> **GIVEN PROBLEM**:
Pictures excluded, reproduce exactly the lines below from the one with "Write the Apache ECharts code for this chart." through the one with "var step = 0.5;", both included.

> **PROVIDED ENTRIES**:
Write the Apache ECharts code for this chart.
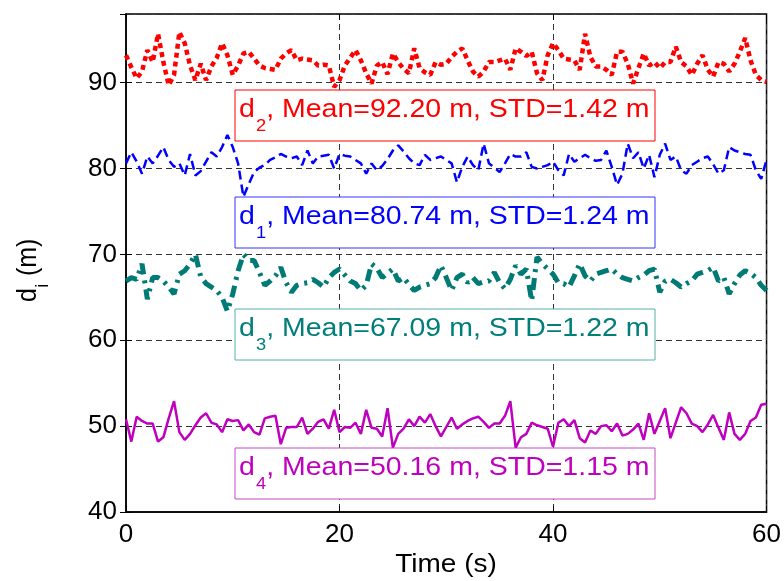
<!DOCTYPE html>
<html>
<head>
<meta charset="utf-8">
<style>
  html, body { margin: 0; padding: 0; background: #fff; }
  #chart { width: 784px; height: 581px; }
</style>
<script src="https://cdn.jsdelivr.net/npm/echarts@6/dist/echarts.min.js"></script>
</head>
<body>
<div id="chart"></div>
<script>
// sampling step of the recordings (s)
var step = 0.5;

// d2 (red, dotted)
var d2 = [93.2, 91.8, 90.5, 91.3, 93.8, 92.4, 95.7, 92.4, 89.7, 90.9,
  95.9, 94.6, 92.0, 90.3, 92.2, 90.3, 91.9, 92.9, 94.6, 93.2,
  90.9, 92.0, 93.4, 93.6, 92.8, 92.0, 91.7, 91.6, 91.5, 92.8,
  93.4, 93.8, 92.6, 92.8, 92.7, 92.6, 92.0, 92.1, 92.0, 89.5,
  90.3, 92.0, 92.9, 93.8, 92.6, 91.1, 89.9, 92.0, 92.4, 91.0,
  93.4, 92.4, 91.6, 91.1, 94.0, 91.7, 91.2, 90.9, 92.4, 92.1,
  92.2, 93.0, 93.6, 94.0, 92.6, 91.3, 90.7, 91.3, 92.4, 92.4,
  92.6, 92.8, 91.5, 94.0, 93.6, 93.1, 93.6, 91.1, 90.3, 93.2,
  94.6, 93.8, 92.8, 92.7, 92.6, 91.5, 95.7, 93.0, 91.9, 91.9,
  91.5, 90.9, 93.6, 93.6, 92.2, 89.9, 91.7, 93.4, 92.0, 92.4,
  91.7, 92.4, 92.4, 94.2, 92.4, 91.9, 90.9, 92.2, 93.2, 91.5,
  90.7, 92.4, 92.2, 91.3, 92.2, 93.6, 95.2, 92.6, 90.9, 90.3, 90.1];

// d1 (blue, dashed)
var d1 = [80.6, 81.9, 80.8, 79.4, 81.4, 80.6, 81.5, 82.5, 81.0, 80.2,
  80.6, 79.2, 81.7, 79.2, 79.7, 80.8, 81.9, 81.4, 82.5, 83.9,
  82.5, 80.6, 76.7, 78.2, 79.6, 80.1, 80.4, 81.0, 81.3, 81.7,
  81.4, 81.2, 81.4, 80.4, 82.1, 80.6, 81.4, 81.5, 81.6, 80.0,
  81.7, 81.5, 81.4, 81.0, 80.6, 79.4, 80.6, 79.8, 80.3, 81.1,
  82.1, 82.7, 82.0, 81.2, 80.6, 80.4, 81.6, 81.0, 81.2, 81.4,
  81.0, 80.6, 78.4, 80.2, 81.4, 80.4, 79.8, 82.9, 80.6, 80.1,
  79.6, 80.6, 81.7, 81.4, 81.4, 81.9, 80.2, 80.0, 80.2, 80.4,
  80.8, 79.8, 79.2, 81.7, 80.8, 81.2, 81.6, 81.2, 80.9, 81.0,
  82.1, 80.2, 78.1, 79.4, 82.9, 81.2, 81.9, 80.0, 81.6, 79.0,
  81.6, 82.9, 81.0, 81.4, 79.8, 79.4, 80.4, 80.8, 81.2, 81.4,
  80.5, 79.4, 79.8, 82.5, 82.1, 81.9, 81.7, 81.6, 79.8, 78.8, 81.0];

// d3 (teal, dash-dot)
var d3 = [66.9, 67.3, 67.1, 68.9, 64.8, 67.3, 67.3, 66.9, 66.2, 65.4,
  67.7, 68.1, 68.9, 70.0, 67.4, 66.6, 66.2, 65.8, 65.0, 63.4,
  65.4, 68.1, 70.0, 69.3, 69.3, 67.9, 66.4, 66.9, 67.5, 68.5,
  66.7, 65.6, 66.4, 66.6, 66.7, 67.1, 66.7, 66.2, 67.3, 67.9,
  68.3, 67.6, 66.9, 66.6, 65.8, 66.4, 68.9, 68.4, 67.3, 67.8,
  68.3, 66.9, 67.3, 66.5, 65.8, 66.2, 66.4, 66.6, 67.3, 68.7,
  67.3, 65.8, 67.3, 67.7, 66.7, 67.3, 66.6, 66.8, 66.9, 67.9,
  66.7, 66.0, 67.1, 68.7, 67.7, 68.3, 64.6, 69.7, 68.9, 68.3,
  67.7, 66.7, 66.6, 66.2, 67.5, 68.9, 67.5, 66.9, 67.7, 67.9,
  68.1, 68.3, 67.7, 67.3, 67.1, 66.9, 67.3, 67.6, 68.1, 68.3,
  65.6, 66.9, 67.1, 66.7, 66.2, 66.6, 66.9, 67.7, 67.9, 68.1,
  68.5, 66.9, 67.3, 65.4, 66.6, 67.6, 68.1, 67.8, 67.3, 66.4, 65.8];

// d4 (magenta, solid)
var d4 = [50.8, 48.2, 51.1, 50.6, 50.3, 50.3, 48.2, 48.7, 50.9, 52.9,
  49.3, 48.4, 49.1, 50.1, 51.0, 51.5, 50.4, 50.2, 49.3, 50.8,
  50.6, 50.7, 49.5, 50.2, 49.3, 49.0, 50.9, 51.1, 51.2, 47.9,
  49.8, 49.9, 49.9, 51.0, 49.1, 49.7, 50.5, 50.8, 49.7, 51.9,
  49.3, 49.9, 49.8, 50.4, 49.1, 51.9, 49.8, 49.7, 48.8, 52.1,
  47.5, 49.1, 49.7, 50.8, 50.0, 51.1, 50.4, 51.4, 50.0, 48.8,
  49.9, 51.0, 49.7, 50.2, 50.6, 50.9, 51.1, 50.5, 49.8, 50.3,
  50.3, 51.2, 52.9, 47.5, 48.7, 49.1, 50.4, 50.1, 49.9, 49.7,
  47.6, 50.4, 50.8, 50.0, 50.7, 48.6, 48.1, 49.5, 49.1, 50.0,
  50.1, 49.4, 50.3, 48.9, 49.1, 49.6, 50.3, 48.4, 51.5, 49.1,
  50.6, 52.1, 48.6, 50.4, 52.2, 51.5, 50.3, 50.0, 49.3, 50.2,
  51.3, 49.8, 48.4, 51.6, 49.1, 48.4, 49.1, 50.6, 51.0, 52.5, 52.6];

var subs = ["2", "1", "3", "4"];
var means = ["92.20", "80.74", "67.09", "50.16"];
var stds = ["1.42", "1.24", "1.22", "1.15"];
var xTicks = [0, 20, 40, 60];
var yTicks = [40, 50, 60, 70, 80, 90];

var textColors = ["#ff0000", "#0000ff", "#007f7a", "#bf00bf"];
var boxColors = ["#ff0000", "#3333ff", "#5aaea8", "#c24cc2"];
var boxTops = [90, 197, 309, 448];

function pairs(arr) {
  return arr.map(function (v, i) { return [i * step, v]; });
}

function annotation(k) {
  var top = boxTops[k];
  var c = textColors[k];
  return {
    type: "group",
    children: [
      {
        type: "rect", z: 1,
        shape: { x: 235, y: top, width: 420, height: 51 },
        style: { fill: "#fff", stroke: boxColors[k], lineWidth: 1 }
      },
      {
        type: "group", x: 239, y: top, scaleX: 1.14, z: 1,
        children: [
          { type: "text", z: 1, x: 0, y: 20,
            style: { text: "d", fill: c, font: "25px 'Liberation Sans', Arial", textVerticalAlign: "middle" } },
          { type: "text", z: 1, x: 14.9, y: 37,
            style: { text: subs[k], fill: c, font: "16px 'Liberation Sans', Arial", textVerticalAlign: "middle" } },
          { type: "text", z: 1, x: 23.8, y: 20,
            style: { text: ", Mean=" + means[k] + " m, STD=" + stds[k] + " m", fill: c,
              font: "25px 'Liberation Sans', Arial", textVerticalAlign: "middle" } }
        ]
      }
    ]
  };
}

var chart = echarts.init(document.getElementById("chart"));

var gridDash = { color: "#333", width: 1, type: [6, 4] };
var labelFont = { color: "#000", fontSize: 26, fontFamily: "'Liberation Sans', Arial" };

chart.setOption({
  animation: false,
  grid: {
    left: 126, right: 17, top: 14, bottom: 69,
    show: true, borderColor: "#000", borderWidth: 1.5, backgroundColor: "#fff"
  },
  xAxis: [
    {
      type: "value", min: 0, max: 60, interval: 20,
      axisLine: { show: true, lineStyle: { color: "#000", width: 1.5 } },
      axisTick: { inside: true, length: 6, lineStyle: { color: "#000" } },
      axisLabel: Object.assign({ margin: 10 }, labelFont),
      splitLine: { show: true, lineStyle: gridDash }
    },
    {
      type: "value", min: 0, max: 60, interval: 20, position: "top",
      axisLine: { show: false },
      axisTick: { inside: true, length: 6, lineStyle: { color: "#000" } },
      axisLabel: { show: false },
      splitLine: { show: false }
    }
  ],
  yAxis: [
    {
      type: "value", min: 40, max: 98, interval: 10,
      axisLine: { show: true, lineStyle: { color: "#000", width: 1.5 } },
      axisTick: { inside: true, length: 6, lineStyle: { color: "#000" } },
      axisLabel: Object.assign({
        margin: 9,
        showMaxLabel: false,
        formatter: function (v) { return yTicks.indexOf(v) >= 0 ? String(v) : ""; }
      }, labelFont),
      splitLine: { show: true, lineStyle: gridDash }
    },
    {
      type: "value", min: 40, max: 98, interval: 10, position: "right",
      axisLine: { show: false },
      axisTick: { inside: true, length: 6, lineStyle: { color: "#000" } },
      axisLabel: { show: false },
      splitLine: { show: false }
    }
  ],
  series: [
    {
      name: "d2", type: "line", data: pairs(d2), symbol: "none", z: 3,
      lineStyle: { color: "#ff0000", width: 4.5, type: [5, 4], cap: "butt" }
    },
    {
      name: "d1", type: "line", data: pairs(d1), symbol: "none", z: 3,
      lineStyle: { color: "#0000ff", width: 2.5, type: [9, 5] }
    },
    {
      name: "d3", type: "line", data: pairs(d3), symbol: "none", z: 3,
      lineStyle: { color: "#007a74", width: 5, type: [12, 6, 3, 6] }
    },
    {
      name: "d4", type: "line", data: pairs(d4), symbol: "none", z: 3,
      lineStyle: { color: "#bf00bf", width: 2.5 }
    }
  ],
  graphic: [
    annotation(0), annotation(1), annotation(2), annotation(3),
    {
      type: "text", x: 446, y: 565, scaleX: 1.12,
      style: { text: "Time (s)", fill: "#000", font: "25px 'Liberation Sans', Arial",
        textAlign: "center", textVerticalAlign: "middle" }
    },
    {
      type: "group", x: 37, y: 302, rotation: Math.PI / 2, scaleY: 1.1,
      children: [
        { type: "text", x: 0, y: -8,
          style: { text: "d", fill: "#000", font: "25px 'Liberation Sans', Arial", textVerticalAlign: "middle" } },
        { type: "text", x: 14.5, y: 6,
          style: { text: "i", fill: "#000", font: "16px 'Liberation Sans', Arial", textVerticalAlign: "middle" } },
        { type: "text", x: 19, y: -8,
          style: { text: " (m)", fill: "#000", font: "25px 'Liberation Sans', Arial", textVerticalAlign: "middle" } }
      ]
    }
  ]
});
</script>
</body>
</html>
...
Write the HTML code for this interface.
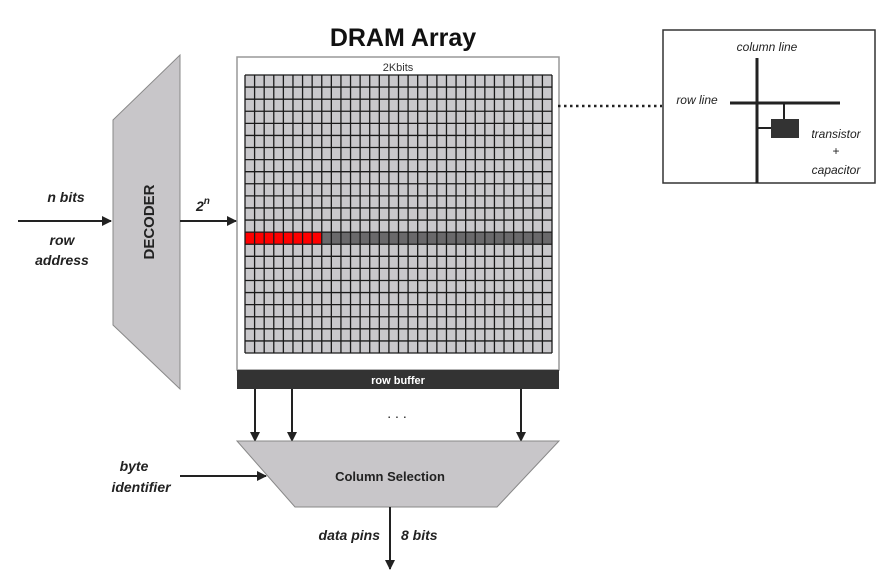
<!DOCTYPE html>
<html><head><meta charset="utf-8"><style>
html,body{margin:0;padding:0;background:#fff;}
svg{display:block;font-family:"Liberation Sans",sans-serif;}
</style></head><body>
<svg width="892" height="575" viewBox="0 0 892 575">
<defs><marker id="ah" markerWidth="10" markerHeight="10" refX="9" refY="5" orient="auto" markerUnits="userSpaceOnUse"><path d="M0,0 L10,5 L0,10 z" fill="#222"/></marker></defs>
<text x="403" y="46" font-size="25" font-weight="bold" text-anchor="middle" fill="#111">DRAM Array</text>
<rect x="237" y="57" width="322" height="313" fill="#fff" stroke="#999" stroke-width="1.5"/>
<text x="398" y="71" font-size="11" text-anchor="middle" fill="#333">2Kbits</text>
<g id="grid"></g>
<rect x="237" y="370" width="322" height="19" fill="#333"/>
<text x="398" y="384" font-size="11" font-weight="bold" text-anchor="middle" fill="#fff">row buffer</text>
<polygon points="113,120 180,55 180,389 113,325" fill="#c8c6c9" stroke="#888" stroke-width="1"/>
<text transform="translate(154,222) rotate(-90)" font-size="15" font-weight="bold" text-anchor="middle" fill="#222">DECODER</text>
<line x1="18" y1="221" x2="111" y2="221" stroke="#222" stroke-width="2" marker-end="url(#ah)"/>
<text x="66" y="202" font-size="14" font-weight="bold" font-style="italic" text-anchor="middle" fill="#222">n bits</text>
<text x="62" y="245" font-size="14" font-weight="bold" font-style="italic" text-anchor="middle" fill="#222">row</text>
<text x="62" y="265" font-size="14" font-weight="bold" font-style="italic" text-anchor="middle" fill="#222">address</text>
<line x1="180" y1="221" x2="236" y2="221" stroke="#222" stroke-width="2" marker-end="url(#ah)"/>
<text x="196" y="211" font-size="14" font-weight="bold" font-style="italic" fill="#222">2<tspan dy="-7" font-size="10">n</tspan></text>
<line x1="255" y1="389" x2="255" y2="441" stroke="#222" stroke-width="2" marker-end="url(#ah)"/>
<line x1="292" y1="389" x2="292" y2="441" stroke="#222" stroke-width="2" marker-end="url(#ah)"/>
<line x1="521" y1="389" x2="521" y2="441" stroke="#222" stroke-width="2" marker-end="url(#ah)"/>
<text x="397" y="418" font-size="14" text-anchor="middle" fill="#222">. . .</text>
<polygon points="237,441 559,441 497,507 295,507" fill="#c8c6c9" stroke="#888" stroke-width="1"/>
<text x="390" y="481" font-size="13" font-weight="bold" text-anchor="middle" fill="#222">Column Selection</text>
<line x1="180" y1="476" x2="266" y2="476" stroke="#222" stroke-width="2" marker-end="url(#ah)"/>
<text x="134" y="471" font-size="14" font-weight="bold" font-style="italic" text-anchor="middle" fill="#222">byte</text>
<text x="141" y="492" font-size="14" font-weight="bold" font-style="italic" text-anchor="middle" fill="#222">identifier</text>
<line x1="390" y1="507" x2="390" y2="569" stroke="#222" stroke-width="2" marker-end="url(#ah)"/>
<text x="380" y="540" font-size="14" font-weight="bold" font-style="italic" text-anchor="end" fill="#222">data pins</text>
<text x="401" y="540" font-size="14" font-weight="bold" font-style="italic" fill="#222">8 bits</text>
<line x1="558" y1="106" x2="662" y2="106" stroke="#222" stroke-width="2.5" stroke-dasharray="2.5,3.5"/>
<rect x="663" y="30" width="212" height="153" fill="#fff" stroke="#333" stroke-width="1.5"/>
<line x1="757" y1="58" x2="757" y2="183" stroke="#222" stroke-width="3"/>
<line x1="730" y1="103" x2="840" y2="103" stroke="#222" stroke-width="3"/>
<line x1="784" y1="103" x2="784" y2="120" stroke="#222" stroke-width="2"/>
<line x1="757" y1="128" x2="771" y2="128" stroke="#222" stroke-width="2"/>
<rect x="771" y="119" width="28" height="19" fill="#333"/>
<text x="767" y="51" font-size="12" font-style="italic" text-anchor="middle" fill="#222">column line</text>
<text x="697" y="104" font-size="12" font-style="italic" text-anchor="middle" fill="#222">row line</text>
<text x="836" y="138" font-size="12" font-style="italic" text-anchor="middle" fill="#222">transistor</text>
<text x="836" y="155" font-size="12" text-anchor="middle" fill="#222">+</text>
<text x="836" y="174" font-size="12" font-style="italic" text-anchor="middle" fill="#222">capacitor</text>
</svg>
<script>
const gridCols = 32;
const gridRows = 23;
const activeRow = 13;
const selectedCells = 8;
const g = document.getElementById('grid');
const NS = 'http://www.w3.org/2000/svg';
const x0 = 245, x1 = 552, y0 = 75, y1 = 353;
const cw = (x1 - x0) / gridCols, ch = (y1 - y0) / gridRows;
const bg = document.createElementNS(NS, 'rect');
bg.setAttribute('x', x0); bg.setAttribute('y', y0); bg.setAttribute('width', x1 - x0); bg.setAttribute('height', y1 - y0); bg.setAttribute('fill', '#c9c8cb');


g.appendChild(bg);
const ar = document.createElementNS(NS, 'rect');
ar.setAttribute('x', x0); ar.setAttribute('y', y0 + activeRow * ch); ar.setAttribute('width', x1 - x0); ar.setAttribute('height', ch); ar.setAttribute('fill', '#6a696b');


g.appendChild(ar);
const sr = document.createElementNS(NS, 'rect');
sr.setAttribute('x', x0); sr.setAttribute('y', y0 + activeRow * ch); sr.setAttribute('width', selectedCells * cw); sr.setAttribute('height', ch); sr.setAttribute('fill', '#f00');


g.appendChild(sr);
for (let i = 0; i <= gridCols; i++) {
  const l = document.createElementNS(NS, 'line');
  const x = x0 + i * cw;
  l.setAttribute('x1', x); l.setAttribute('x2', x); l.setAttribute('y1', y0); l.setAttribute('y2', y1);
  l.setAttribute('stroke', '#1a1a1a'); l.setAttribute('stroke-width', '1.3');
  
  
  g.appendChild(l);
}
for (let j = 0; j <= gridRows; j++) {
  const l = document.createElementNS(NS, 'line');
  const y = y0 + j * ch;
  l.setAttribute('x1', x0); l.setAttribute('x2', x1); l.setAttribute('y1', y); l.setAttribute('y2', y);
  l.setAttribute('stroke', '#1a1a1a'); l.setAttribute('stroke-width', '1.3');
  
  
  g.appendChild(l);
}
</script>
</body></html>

> **TASK RESPONSE**:
Write the Apache ECharts code for this chart.
<!DOCTYPE html>
<html>
<head>
<meta charset="utf-8">
<style>
  html, body { margin: 0; padding: 0; background: #fff; }
  #chart { width: 784px; height: 581px; }
</style>
<script src="https://cdn.jsdelivr.net/npm/echarts@6/dist/echarts.min.js"></script>
</head>
<body>
<div id="chart"></div>
<script>
// sampling step of the recordings (s)
var step = 0.5;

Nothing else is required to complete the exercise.